'''

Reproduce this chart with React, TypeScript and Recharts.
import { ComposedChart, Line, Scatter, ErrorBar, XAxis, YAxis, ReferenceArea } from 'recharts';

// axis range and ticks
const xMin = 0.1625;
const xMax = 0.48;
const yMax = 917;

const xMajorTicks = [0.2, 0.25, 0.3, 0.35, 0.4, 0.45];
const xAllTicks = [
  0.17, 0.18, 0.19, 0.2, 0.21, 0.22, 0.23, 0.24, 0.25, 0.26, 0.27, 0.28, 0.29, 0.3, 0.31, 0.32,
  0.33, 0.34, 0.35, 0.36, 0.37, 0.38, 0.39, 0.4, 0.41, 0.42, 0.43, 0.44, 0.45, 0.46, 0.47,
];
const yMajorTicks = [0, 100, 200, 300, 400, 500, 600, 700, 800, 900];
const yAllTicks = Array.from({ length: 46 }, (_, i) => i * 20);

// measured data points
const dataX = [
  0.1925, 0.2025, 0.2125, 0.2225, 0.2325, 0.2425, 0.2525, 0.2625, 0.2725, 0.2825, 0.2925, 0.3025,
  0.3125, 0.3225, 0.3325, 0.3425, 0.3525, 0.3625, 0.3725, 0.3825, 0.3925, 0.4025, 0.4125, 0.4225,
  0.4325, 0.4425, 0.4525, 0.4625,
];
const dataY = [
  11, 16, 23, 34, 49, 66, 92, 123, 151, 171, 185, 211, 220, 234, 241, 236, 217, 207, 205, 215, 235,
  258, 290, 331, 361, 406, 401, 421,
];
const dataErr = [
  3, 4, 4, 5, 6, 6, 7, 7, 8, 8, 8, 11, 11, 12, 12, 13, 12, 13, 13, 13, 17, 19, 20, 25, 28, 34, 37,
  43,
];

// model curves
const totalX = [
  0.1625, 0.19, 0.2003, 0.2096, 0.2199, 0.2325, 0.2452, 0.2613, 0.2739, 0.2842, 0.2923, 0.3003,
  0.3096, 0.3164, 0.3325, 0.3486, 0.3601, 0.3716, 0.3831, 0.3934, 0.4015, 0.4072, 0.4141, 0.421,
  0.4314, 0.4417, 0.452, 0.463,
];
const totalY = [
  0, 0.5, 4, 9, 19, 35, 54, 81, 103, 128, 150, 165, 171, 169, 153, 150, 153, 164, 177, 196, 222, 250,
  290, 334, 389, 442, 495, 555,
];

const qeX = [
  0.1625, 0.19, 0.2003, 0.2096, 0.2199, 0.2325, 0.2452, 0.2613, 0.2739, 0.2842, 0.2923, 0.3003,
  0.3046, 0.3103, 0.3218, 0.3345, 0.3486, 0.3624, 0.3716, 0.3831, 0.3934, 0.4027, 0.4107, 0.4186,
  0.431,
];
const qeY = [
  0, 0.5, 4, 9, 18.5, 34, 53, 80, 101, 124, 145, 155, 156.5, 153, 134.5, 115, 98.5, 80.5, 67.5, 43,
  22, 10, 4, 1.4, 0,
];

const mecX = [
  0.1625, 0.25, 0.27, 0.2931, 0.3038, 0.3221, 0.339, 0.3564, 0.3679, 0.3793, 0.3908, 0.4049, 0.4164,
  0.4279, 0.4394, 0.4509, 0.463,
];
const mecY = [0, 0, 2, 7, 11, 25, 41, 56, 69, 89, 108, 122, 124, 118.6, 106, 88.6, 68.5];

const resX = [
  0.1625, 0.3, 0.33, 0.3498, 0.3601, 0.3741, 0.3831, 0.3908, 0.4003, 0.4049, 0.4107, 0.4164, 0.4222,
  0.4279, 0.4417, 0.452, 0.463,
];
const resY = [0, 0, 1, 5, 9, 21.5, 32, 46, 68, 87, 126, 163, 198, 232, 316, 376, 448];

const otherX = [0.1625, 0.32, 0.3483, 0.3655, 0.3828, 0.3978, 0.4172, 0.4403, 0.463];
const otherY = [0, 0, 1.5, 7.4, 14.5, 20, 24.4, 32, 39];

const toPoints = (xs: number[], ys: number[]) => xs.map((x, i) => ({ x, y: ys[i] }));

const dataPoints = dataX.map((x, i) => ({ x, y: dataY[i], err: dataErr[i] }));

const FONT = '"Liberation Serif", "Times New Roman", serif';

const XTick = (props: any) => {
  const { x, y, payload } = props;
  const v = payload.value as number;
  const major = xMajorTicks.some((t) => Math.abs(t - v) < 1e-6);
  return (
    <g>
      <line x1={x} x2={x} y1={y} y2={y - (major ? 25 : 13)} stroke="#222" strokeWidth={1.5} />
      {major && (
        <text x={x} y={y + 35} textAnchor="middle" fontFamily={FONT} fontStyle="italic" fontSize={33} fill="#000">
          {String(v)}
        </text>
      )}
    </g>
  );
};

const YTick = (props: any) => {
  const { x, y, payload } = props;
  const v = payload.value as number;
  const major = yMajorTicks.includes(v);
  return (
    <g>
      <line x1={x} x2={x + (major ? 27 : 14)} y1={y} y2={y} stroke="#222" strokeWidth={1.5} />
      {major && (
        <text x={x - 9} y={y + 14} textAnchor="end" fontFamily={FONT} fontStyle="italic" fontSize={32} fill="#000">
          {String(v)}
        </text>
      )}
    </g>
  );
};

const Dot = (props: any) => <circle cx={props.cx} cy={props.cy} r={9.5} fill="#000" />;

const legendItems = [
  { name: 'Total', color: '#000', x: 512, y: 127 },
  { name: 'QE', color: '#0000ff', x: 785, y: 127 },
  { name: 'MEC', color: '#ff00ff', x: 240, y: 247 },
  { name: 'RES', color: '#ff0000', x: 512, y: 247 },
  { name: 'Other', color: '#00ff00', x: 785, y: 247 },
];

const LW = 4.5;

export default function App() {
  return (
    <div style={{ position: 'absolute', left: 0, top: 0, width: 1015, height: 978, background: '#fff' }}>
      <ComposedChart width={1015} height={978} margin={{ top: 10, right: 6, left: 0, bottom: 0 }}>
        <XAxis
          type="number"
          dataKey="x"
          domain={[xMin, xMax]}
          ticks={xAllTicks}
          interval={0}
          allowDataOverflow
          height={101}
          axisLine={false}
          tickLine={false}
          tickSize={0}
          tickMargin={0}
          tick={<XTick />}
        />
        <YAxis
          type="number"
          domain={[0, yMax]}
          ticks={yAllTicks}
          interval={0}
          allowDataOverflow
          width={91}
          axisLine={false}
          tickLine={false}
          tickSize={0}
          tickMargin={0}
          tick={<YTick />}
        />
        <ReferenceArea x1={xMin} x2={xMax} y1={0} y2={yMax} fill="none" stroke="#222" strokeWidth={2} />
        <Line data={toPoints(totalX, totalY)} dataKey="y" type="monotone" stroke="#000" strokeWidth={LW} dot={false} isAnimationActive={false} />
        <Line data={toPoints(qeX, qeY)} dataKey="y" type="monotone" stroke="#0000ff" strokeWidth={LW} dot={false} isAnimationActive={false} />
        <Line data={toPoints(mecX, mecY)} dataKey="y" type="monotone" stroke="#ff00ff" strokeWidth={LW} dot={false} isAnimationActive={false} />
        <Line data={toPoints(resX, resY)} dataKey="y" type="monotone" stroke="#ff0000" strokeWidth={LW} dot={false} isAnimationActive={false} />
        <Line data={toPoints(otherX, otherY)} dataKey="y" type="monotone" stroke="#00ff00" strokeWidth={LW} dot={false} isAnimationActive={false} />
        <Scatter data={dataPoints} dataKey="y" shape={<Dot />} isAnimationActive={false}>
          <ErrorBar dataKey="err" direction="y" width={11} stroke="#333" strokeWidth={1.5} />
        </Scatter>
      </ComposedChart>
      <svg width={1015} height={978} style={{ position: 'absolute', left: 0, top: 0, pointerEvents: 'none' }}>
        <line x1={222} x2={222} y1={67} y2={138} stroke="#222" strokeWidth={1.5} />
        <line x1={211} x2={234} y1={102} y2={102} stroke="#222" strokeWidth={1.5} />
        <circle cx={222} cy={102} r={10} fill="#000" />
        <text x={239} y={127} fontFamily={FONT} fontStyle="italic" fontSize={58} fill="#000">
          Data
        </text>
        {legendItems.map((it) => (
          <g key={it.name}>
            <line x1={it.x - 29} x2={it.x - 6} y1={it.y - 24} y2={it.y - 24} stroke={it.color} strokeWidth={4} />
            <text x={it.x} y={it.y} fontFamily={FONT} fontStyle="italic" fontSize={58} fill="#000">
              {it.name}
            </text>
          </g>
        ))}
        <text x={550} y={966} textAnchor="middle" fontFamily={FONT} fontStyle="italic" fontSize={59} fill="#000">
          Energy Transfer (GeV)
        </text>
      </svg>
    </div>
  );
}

'''
'''

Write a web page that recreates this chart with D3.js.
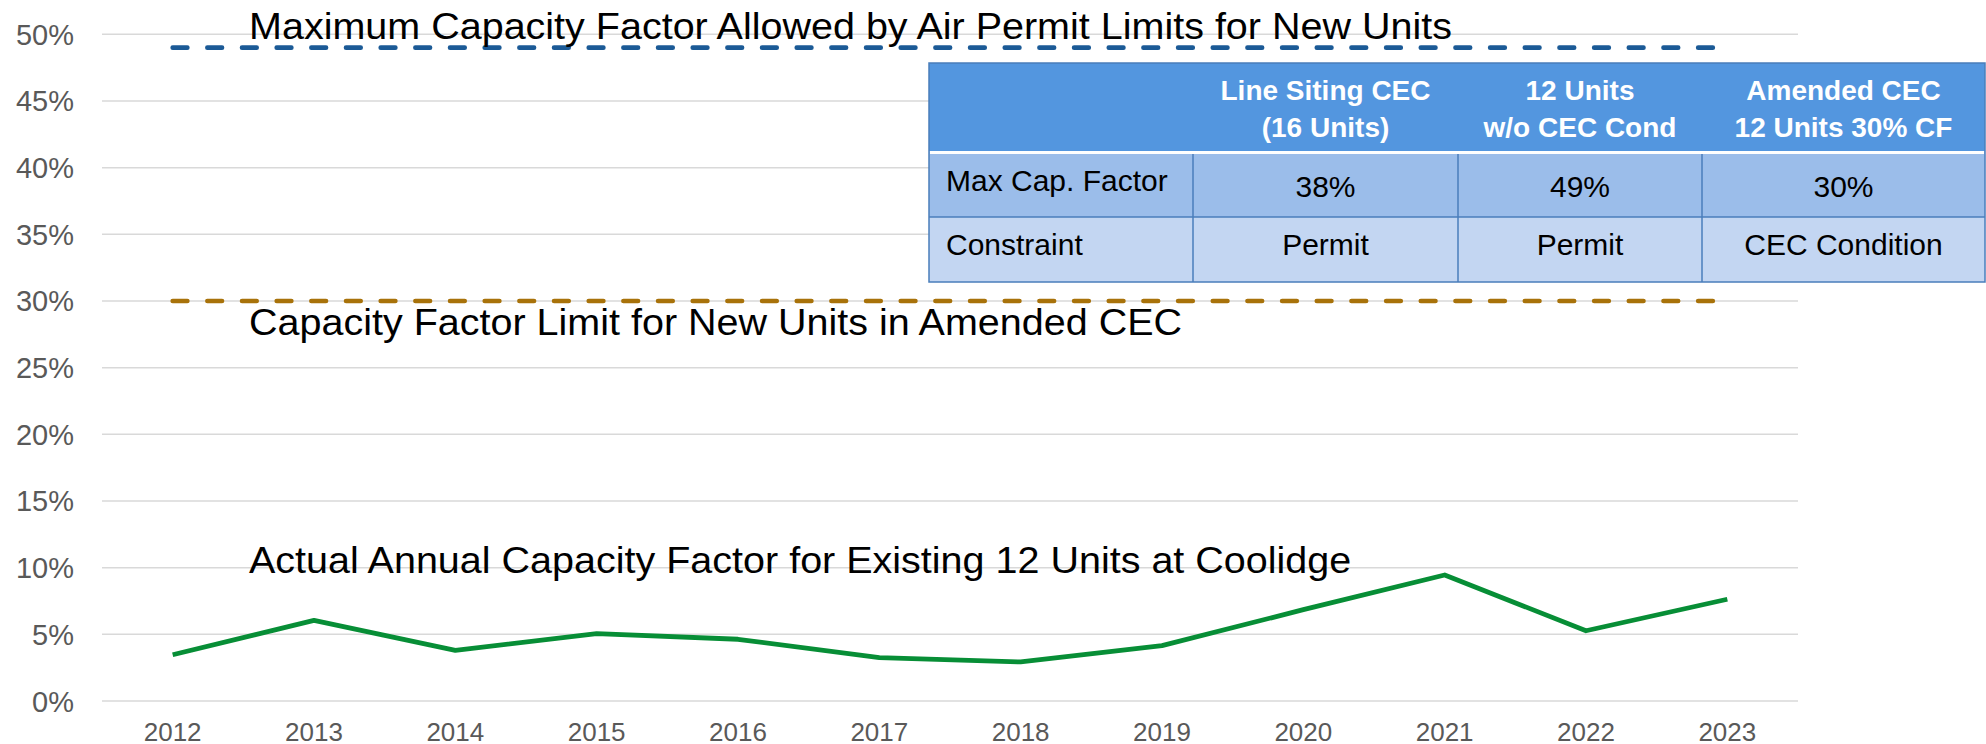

'''

### [Task directions]
Print, without alteration, the lines from the line with "Reproduce this chart" to the line with "const yMax = 917;". Include both of them, and omit every other line.

### [Reply]
Reproduce this chart with React, TypeScript and Recharts.
import { ComposedChart, Line, Scatter, ErrorBar, XAxis, YAxis, ReferenceArea } from 'recharts';

// axis range and ticks
const xMin = 0.1625;
const xMax = 0.48;
const yMax = 917;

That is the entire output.